Lorsque le botaniste a ajouté à la description des espèces vivantes celle des espèces paléontologiques ou de passage, il n’a pas achevé pour cela l’étude du monde végétal et il essaye de déterminer les conditions physiologiques générales qui président à tous les phénomènes possibles d’organographie. De même le moraliste n’a pas épuisé son sujet quand il a décrit les faits de conscience en leur état actuel et en leur procès ; il lui reste à donner une définition de ces faits qui en enferme les caractères variables, qui sorte de la description des faits mêmes et finalement en éclaire toute l’histoire. Si d’ailleurs je reproche à M. Paul Rée de n’avoir pas bien saisi cette distinction entre la partie descriptive et la partie abstraite de la science, j’ajoute aussitôt que la nécessité de l’établir s’est néanmoins imposée à son esprit, et qu’il y a obéi, tout en paraissant la négliger. Le deuxième livre de son ouvrage — L’origine des éléments de la conscience dans l’espèce — ne tranche-t-il pas, en effet, par le caractère « historique » qu’il y attribue, sur le troisième livre — L’origine de la conscience dans l’homme individuel dont — le caractère serait « psychologique », théorique ?

Et de fait M. Paul Rée va conclure de ses investigations que l’obligation morale est de la nature d’un jugement ; cette définition (je l’ai mise sous une forme un peu différente de celle de l’auteur) devra convenir et convient pour chacun des états historiques de la conscience ; elle dépasse la pure description et elle est explicative. Mais nous sommes à présent au cœur de l’ouvrage ; il le faut brièvement analyser.

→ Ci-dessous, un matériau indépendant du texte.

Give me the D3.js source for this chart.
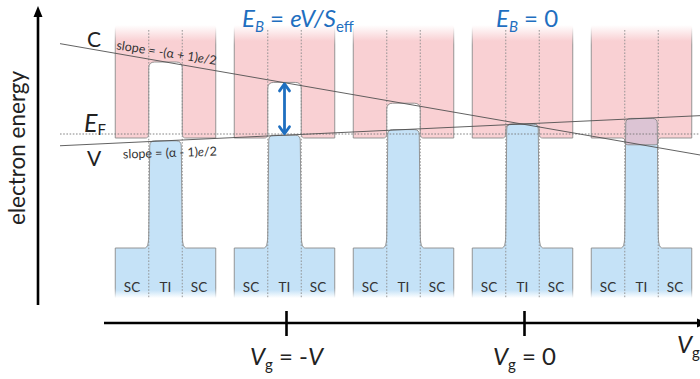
<!DOCTYPE html>
<html><head><meta charset="utf-8">
<script src="https://cdn.jsdelivr.net/npm/d3@7"></script>
<style>
html,body{margin:0;padding:0;background:#fff;}
svg{display:block;font-family:Lato,"Open Sans",sans-serif;}
</style></head><body>
<svg id="chart" width="700" height="379"></svg>
<script>
// Gate voltage of each band diagram, in units of V
const gateVoltages = [-1.5, -1, -0.5, 0, 0.5];
// TI conduction-band bottom and valence-band top, meV relative to E_F
const tiConduction = [360, 258, 154, 50, -54];
const tiValence = [-34, -6, 22, 50, 78];
// SC band edges, meV relative to E_F
const scConduction = -20;
const scValence = -570;
// Energy window shown for the bands (fades at both ends)
const energyRange = [-820, 545];
const regionLabels = ["SC", "TI", "SC"];
const gateTicks = [-1, 0];
const gateTickLabels = ["-V", "0"];

const svg = d3.select("#chart");
const W = 700, H = 379;

const x = d3.scaleLinear().domain([-1, 0]).range([284.5, 522.5]);
const y = d3.scaleLinear().domain(energyRange).range([298, 25]);
const panelW = 100.5;
const region = d3.scaleBand().domain([0, 1, 2]).range([-panelW / 2, panelW / 2]);

const pink = "#f9d0d3", blue = "#c5e2f7", purple = "#dcc4d4";
const edge = "#8a8a8a";
const accent = "#1f6fc0";

const defs = svg.append("defs");
function vGrad(id, color, y1, y2, o1, o2) {
  const g = defs.append("linearGradient").attr("id", id)
    .attr("gradientUnits", "userSpaceOnUse")
    .attr("x1", 0).attr("x2", 0).attr("y1", y1).attr("y2", y2);
  g.append("stop").attr("offset", 0).attr("stop-color", color).attr("stop-opacity", o1);
  g.append("stop").attr("offset", 1).attr("stop-color", color).attr("stop-opacity", o2);
}
const yTop = y(energyRange[1]), yBot = y(energyRange[0]);
vGrad("pinkFill", pink, yTop, yTop + 16, 0, 1);
vGrad("pinkEdge", edge, yTop + 2, yTop + 20, 0, 1);
vGrad("blueFill", blue, yBot - 8, yBot, 1, 0);
vGrad("blueEdge", edge, yBot - 10, yBot, 1, 0);

// Band edge running across SC | TI | SC, from the left SC to the right SC
function profile(cx, eS, eT, fx, fy, r, taper) {
  const L = cx - panelW / 2, R = cx + panelW / 2;
  const tL = cx + region(1), tR = cx + region(1) + region.bandwidth();
  const yS = y(eS), yT = y(eT);
  const s = Math.sign(yT - yS);
  if (s === 0) return `M${L},${yS}L${R},${yS}`;
  const d = Math.abs(yT - yS);
  const f = Math.min(fy, d * 0.45), rc = Math.min(r, d * 0.45);
  return [
    `M${L},${yS}`,
    `L${tL - fx},${yS}`,
    `C${tL - fx * 0.25},${yS} ${tL},${yS + s * f * 0.35} ${tL},${yS + s * f}`,
    `L${tL + taper},${yT - s * rc}`,
    `Q${tL + taper},${yT} ${tL + taper + rc},${yT}`,
    `L${tR - taper - rc},${yT}`,
    `Q${tR - taper},${yT} ${tR - taper},${yT - s * rc}`,
    `L${tR},${yS + s * f}`,
    `C${tR},${yS + s * f * 0.35} ${tR + fx * 0.25},${yS} ${tR + fx},${yS}`,
    `L${R},${yS}`
  ].join("");
}

const panels = gateVoltages.map((v, i) => ({
  v, i, cx: x(v), ec: tiConduction[i], ev: tiValence[i]
}));

function cbPath(p, close) {
  const L = p.cx - panelW / 2, R = p.cx + panelW / 2;
  const body = profile(p.cx, scConduction, p.ec, 3, 6, 6, 0).replace(/^M/, "L");
  return `M${L},${yTop}` + body + `L${R},${yTop}` + (close ? "Z" : "");
}
function vbPath(p, close) {
  const L = p.cx - panelW / 2, R = p.cx + panelW / 2;
  const body = profile(p.cx, scValence, p.ev, 4, 15, 5, 1).replace(/^M/, "L");
  return `M${L},${yBot}` + body + `L${R},${yBot}` + (close ? "Z" : "");
}

// clip paths of the conduction bands, used to shade band overlap
panels.forEach(p => {
  defs.append("clipPath").attr("id", "cb" + p.i)
    .append("path").attr("d", cbPath(p, true));
});

const g = svg.append("g");
g.selectAll("path.cb").data(panels).join("path").attr("class", "cb")
  .attr("d", p => cbPath(p, true)).attr("fill", "url(#pinkFill)");
g.selectAll("path.vb").data(panels).join("path").attr("class", "vb")
  .attr("d", p => vbPath(p, true)).attr("fill", "url(#blueFill)");
g.selectAll("path.ov").data(panels.filter(p => p.ev > p.ec)).join("path").attr("class", "ov")
  .attr("clip-path", p => `url(#cb${p.i})`)
  .attr("d", p => vbPath(p, true)).attr("fill", purple);
g.selectAll("path.cbe").data(panels).join("path").attr("class", "cbe")
  .attr("d", p => cbPath(p, false)).attr("fill", "none")
  .attr("stroke", "url(#pinkEdge)").attr("stroke-width", 0.9);
g.selectAll("path.vbe").data(panels).join("path").attr("class", "vbe")
  .attr("d", p => vbPath(p, false)).attr("fill", "none")
  .attr("stroke", "url(#blueEdge)").attr("stroke-width", 0.9);

// SC / TI boundaries
const bounds = panels.flatMap(p => [p.cx + region(1), p.cx + region(2)]);
g.selectAll("line.bd").data(bounds).join("line").attr("class", "bd")
  .attr("x1", d => d).attr("x2", d => d)
  .attr("y1", yTop + 5).attr("y2", yBot)
  .attr("stroke", "#8c8c8c").attr("stroke-width", 0.9).attr("stroke-dasharray", "1.6,1.6");

// region labels
g.selectAll("g.lab").data(panels).join("g").attr("class", "lab")
  .selectAll("text").data(p => regionLabels.map((t, k) => ({ t, xx: p.cx + region(k) + region.bandwidth() / 2 })))
  .join("text").attr("x", d => d.xx).attr("y", 292)
  .attr("text-anchor", "middle").attr("font-size", 13.5).attr("fill", "#333").text(d => d.t);

// Fermi level
const xL = 60, xR = W;
svg.append("line").attr("x1", xL).attr("x2", xR).attr("y1", y(0)).attr("y2", y(0))
  .attr("stroke", "#777").attr("stroke-width", 0.9).attr("stroke-dasharray", "1.6,1.6");

// TI band-edge trends with gate voltage
function trend(vals) {
  const n = vals.length - 1;
  const k = (vals[n] - vals[0]) / (gateVoltages[n] - gateVoltages[0]);
  const at = v => vals[0] + k * (v - gateVoltages[0]);
  return [[xL, y(at(x.invert(xL)))], [xR, y(at(x.invert(xR)))]];
}
const lineGen = d3.line();
svg.append("path").attr("d", lineGen(trend(tiConduction))).attr("stroke", "#505050").attr("stroke-width", 0.9).attr("fill", "none");
svg.append("path").attr("d", lineGen(trend(tiValence))).attr("stroke", "#505050").attr("stroke-width", 0.9).attr("fill", "none");

// gap arrow at V_g = -V
const pa = panels[1];
const ya = y(pa.ec) + 1.5, yb = y(pa.ev) - 1.5;
const ga = svg.append("g").attr("stroke", accent).attr("stroke-width", 2.8).attr("fill", "none")
  .attr("stroke-linecap", "round").attr("stroke-linejoin", "round");
ga.append("line").attr("x1", pa.cx).attr("x2", pa.cx).attr("y1", ya + 1).attr("y2", yb - 1);
ga.append("polyline").attr("points", `${pa.cx - 5},${ya + 7} ${pa.cx},${ya} ${pa.cx + 5},${ya + 7}`);
ga.append("polyline").attr("points", `${pa.cx - 5},${yb - 7} ${pa.cx},${yb} ${pa.cx + 5},${yb - 7}`);

// slope annotations
const cT = trend(tiConduction), vT = trend(tiValence);
const ang = pts => Math.atan2(pts[1][1] - pts[0][1], pts[1][0] - pts[0][0]) * 180 / Math.PI;
const s1 = svg.append("text").attr("font-size", 12.5).attr("fill", "#333").attr("text-anchor", "middle")
  .attr("transform", `translate(166,57) rotate(${ang(cT) - 1})`);
s1.append("tspan").text("slope = -(α + 1)");
s1.append("tspan").attr("font-style", "italic").text("e");
s1.append("tspan").text("/2");
const s2 = svg.append("text").attr("font-size", 12.5).attr("fill", "#333").attr("text-anchor", "middle")
  .attr("transform", `translate(170,157) rotate(${ang(vT) + 1})`);
s2.append("tspan").text("slope = (α - 1)");
s2.append("tspan").attr("font-style", "italic").text("e");
s2.append("tspan").text("/2");

// band labels
svg.append("text").attr("x", 94).attr("y", 47).attr("text-anchor", "middle").attr("font-size", 21).attr("fill", "#222").text("C");
svg.append("text").attr("x", 94).attr("y", 166).attr("text-anchor", "middle").attr("font-size", 21).attr("fill", "#222").text("V");
const ef = svg.append("text").attr("x", 84).attr("y", 132).attr("font-size", 25).attr("fill", "#222");
ef.append("tspan").attr("font-style", "italic").text("E");
ef.append("tspan").attr("font-size", 15).attr("dy", 3).text("F");

// headings
const h1 = svg.append("text").attr("x", 242).attr("y", 27).attr("font-size", 24).attr("fill", accent);
h1.append("tspan").attr("font-style", "italic").text("E");
h1.append("tspan").attr("font-style", "italic").attr("font-size", 15).attr("dy", 5).text("B");
h1.append("tspan").attr("dy", -5).text(" = ");
h1.append("tspan").attr("font-style", "italic").text("eV/S");
h1.append("tspan").attr("font-size", 15).attr("dy", 5).text("eff");
const h2 = svg.append("text").attr("x", 496).attr("y", 27).attr("font-size", 24).attr("fill", accent);
h2.append("tspan").attr("font-style", "italic").text("E");
h2.append("tspan").attr("font-style", "italic").attr("font-size", 15).attr("dy", 5).text("B");
h2.append("tspan").attr("dy", -5).text(" = 0");

// energy axis
const ax = svg.append("g");
ax.append("line").attr("x1", 38).attr("x2", 38).attr("y1", 305).attr("y2", 14)
  .attr("stroke", "#000").attr("stroke-width", 2.6);
ax.append("path").attr("d", "M38,6L42.5,17L33.5,17Z").attr("fill", "#000");
svg.append("text").attr("transform", "translate(25,148) rotate(-90)").attr("text-anchor", "middle")
  .attr("font-size", 22.5).attr("fill", "#222").text("electron energy");

// gate-voltage axis
const yAx = 323;
const gx = svg.append("g");
gx.append("line").attr("x1", 104).attr("x2", 704).attr("y1", yAx).attr("y2", yAx)
  .attr("stroke", "#000").attr("stroke-width", 2.6);
gx.append("path").attr("d", `M708,${yAx}L697,${yAx - 4.5}L697,${yAx + 4.5}Z`).attr("fill", "#000");
gx.selectAll("line.tk").data(gateTicks).join("line").attr("class", "tk")
  .attr("x1", d => x(d) + 2).attr("x2", d => x(d) + 2).attr("y1", yAx - 12).attr("y2", yAx + 13)
  .attr("stroke", "#000").attr("stroke-width", 2.6);
gx.selectAll("text.tl").data(gateTicks).join("text").attr("class", "tl")
  .attr("x", d => x(d) + 2).attr("y", 365).attr("text-anchor", "middle").attr("font-size", 24).attr("fill", "#222")
  .each(function (d, i) {
    const t = d3.select(this);
    t.append("tspan").attr("font-style", "italic").text("V");
    t.append("tspan").attr("font-size", 15).attr("dy", 5).text("g");
    t.append("tspan").attr("dy", -5).text(" = ");
    const lab = gateTickLabels[i];
    if (lab.startsWith("-")) {
      t.append("tspan").text("-");
      t.append("tspan").attr("font-style", "italic").text(lab.slice(1));
    } else t.append("tspan").text(lab);
  });
const vg = svg.append("text").attr("x", 677).attr("y", 353).attr("font-size", 24).attr("fill", "#222");
vg.append("tspan").attr("font-style", "italic").text("V");
vg.append("tspan").attr("font-size", 15).attr("dy", 5).text("g");
</script>
</body></html>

La vengeance a précédé partout la peine punissante, et la thèse de M. Paul Rée, appuyée des informations diverses que nous offrent les récits des voyageurs et les vieux codes sur les mœurs des sociétés primitives, sa thèse, dis-je, est d’abord de nous montrer, contre les philosophes comme Kant, contre les juristes comme Köstling ou Ihering, que la vengeance ne signifiait pas le moins du monde, au début, une réaction naturelle contre l’injustice soufferte. La partie historique de son ouvrage affecte tout de suite, on le devine, un caractère explicatif, et l’on pourrait comparer sa théorie de l’évolution morale de l’espèce humaine sous l’influence des mobiles qu’il va nous dire à celle de l’évolution des êtres, selon le transformisme, sous l’influence des facteurs appelés sélection, accommodation au milieu, etc.